New York Times 100 years ago today, December 24, 1912:
It Had Been Hoped That Recent Reforms Would Pacify India.
By Marconi Transatlantic Wireless Telegraph to The New York Times.
    LONDON, Tuesday, Dec. 24.— The attempt to assassinate the Viceroy of India has aroused a painful impression in this country. The extensive political reforms introduced in India in the last few years had created a hope that this form of outrage would not recur, especially as the most determined agitators are ready to admit that a new spirit should now animate the country. The Times editorially says:
    "The attempt does not mean that these reforms are either inadequate or unappreciated. All reputable Indian politicians willingly recognize that they have received great concessions, for which they are grateful. The act which the empire now deplores was unquestionably the work of some members of that implacable organization of Anarchists which haunts the purlieus of great Indian cities and remains untouched by political concessions or imperial visits. "The attack on the Viceroy is simply an Indian counterpart of those crimes against crowned heads and others in high place with which Europe and America have become painfully familiar. Anarchism is no new thing in India, and those with knowledge are well aware that it has not disappeared. There have been several proofs of late that Indian Anarchism is once more reviving. The attempt to wreck Lord Carmichael's train in July and the murder of a police officer at Dacca in September were only the most conspicuous among the indications that conspirators were again at work."

ONE VICEROY ASSASSINATED.
Lord Mayo Killed by a Convict in the Andaman Islands in 1872.

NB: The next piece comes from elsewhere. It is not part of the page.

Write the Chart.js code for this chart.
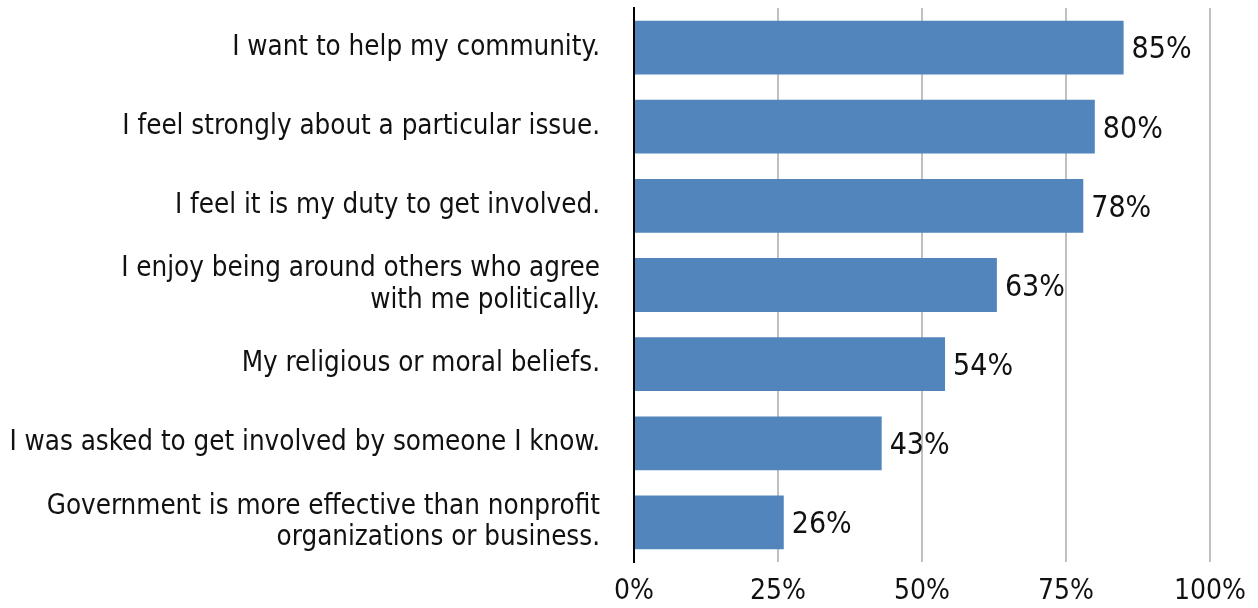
<!DOCTYPE html>
<html>
<head>
<meta charset="utf-8">
<script src="https://cdn.jsdelivr.net/npm/chart.js@4.4.0/dist/chart.umd.min.js"></script>
<style>
  html, body { margin: 0; padding: 0; background: #fff; }
  #wrap { width: 1258px; height: 608px; position: relative; }
</style>
</head>
<body>
<div id="wrap"><canvas id="reasonsChart"></canvas></div>
<script>
// Reasons for getting involved (share of respondents)
const reasons = [
    'I want to help my community.',
    'I feel strongly about a particular issue.',
    'I feel it is my duty to get involved.',
    ['I enjoy being around others who agree', 'with me politically.'],
    'My religious or moral beliefs.',
    'I was asked to get involved by someone I know.',
    ['Government is more effective than nonprofit', 'organizations or business.']
];
const shares = [85, 80, 78, 63, 54, 43, 26];
const xTicks = [0, 25, 50, 75, 100];

const FONT = '"Liberation Sans Narrow", "DejaVu Sans Condensed", sans-serif';

// Value labels at the end of each bar
const barLabels = {
    id: 'barLabels',
    afterDatasetsDraw(chart) {
        const ctx = chart.ctx;
        const meta = chart.getDatasetMeta(0);
        ctx.save();
        ctx.font = '30px ' + FONT;
        ctx.fillStyle = '#111';
        ctx.textAlign = 'left';
        ctx.textBaseline = 'middle';
        meta.data.forEach((bar, i) => {
            ctx.fillText(shares[i] + '%', bar.x + 8, bar.y + 3);
        });
        ctx.restore();
    }
};

new Chart(document.getElementById('reasonsChart'), {
    type: 'bar',
    data: {
        labels: reasons,
        datasets: [{
            data: shares,
            backgroundColor: '#5185bc',
            borderWidth: 0,
            categoryPercentage: 0.68,
            barPercentage: 1.0
        }]
    },
    options: {
        indexAxis: 'y',
        responsive: true,
        maintainAspectRatio: false,
        animation: false,
        layout: { padding: { top: 8, right: 48, left: 0, bottom: 0 } },
        plugins: {
            legend: { display: false },
            tooltip: { enabled: false }
        },
        scales: {
            x: {
                min: 0,
                max: 100,
                afterBuildTicks: s => { s.ticks = xTicks.map(v => ({ value: v })); },
                grid: { color: '#c0c0c0', lineWidth: 2, drawTicks: false },
                border: { display: false },
                ticks: {
                    color: '#111',
                    font: { family: FONT, size: 28 },
                    padding: 13,
                    maxRotation: 0,
                    callback: v => v + '%'
                },
                afterFit: s => { s.height = 46; s.paddingLeft = 0; s.paddingRight = 0; }
            },
            y: {
                grid: { display: false, drawTicks: false },
                border: { display: true, color: '#000', width: 2 },
                ticks: {
                    color: '#111',
                    font: { family: FONT, size: 27.5, lineHeight: 1.15 },
                    padding: 34
                },
                afterFit: s => { s.width = 634; s.paddingTop = 0; s.paddingBottom = 0; }
            }
        }
    },
    plugins: [barLabels]
});
</script>
</body>
</html>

    The only Viceroy of India who was assassinated was Richard Southwell Bourke, sixth Earl of Mayo, who became Viceroy in 1860, and was killed in 1872. He paid a visit to the penal settlement in the Andaman Islands in order to inspect it officially, and while examining the establishment at Port Blair on Feb. 8, 1872, he was killed by a native convict with a knife which the man, in some manner that was not explained, had been able to obtain.
    Lord Hardinge, then Sir Charles Hardinge, was appointed in 1910 to succeed the Earl of Minto as Viceroy of India. At the time of his appointment he was elevated to the peerage. He is 54 years old. He entered the diplomatic service in 1880, and has remained in it continuously, serving in Constantinople, Berlin, Washington, Bucharest, Teheran, and St. Petersburg. In 1904 he was appointed Ambassador to Russia, and two years later was made Permanent Under Secretary of State for Foreign Affairs.